2002 EQUITY COMPENSATION PLAN
(2005 AMENDMENT AND RESTATEMENT)
      1. Purpose. The purpose of this Plan is to promote the interests of the shareholders by providing stock-based incentives to selected employees and non-management directors to align their interests with shareholders and to motivate them to put forth maximum efforts toward the continued growth, profitability and success of EnPro Industries, Inc. (the “Company”). In furtherance of this objective, stock options, performance shares, restricted shares, phantom shares, common stock of the Company (“Common Stock”), and/or other incentive awards may be granted to selected employees in accordance with the provisions of this Plan.
      This amendment and restatement of the Plan also provides for awards to members of the Board of Directors of the Company and any subsidiary corporation of which more than 50% of the voting stock is owned by the Company, excluding directors who are employees or former employees of the Company or its subsidiaries within five years after their termination of employment (“Outside Directors”). The awards to Outside Directors are in the form of phantom shares to be settled in shares of Common Stock. The awards of phantom shares to Outside Directors under this amendment and restatement of the Plan replace awards that would have otherwise been granted under the EnPro Industries, Inc. Outside Directors’ Phantom Shares Plan (the “Phantom Shares Plan”), and upon this amendment and restatement of the Plan becoming effective, no further awards shall be made under the Phantom Shares Plan (although any outstanding awards under the Phantom Shares Plan shall continue to be administered and paid in accordance with, and subject to, the terms and conditions of the Phantom Shares Plan).
      This amendment and restatement of the Plan is subject to the approval of the shareholders of the Company, and shall be effective as of the date on which it is approved by the shareholders of the Company.
      2. Administration. This Plan is to be administered by the Compensation and Human Resources Committee or any successor committee (the “Committee”) of the Board of Directors of the Company (the “Board”). The Committee shall consist of at least three members who shall qualify as “independent directors,” as that term is defined under the listing standards of any national securities exchange or securities market on which the Common Stock is then listed or traded. The Committee shall have full power and authority to construe, interpret and administer this Plan.

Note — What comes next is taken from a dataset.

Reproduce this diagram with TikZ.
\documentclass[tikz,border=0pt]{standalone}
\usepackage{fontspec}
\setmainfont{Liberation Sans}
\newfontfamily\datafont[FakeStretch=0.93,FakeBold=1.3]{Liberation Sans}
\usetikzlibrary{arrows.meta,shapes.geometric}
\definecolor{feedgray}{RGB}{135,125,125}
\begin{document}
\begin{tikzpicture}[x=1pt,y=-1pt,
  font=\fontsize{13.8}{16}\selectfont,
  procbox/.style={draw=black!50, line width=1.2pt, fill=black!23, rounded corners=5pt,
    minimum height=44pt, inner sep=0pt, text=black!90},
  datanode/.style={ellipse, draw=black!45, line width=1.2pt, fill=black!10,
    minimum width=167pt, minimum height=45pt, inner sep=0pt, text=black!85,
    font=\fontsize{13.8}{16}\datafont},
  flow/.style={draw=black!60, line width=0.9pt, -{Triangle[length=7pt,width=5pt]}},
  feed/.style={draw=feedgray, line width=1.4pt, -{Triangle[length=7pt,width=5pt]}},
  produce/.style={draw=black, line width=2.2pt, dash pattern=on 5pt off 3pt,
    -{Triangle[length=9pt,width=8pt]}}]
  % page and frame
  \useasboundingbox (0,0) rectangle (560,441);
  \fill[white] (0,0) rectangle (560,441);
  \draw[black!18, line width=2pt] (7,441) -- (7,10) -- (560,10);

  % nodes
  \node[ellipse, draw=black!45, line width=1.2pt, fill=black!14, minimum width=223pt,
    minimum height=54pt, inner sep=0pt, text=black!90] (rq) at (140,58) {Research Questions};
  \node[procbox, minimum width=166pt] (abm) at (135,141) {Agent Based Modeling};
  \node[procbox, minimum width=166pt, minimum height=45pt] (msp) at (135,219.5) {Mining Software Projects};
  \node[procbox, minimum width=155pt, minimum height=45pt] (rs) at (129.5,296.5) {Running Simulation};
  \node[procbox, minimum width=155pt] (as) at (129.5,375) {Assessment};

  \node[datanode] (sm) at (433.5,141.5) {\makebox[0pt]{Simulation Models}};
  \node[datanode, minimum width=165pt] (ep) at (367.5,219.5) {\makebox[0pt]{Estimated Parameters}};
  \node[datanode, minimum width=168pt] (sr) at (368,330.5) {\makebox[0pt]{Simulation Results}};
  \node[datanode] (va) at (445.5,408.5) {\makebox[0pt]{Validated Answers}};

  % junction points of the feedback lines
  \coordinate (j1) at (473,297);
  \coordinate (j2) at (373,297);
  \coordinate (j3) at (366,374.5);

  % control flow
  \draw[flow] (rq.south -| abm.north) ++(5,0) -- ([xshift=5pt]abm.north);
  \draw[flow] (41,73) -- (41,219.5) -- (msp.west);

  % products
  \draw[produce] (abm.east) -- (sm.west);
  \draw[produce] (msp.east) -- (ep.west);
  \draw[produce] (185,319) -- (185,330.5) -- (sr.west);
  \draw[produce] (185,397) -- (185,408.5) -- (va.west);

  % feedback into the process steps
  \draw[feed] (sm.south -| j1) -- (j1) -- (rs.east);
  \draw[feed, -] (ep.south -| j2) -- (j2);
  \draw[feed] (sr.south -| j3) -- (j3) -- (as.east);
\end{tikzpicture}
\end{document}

All decisions, actions or interpretations of the Committee shall be final, conclusive and binding on all parties.
      The Committee may delegate to the Chief Executive Officer and to other senior officers of the Company the authority to make awards under this Plan with respect to not more than ten percent of the shares authorized under this Plan, pursuant to such conditions and limitations as the Committee may establish, except that only the Committee may make awards to participants who are subject to Section 16 of the Securities Exchange Act of 1934, as amended (the “Exchange Act”).

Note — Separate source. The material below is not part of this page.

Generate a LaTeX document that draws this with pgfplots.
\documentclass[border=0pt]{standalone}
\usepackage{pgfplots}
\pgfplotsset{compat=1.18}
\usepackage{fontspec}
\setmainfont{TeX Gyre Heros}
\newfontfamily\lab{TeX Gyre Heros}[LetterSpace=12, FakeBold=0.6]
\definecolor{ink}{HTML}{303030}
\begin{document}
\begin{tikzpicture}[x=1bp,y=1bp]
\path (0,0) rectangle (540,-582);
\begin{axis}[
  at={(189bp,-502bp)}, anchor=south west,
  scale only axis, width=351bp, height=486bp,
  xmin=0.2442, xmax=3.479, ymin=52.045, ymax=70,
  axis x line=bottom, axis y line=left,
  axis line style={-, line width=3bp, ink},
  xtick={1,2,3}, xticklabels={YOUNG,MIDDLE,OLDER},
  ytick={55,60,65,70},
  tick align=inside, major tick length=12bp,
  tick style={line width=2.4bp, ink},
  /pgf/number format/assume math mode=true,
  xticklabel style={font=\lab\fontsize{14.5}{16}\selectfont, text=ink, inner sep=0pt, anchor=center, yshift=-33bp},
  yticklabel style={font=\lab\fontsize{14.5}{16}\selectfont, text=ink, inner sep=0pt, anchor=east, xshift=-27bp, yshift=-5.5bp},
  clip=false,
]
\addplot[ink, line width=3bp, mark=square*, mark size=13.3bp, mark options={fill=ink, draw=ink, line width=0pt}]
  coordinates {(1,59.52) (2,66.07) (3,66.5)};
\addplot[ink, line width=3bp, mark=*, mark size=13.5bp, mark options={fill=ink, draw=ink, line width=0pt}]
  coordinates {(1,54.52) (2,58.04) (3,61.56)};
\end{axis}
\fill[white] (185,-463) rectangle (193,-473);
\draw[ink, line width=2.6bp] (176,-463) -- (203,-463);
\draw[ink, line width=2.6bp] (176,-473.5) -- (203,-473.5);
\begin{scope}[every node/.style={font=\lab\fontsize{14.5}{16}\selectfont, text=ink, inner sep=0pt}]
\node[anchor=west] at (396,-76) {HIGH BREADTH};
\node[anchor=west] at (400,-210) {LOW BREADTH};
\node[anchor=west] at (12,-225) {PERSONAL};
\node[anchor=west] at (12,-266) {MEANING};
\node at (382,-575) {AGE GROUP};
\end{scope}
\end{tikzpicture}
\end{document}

      3. Shares Available For This Plan. Subject to Section 17 hereof, the maximum number of shares of Common Stock that shall be available for delivery pursuant to the provisions of this Plan shall be equal to 3,600,000 shares of Common Stock.
      For purposes of calculating the number of shares of Common Stock available for delivery under this Plan, (i) the grant of a Performance Share Award (as defined in Section 8) or other unit or phantom share award shall be deemed to be equal to the maximum number of shares of Common Stock that may be issued under the award and (ii) where the value of an award is variable on the date it is granted, the value shall be deemed to be the maximum limitation of the award. Awards payable solely in cash will not reduce the number of shares of Common Stock available for awards granted under this Plan.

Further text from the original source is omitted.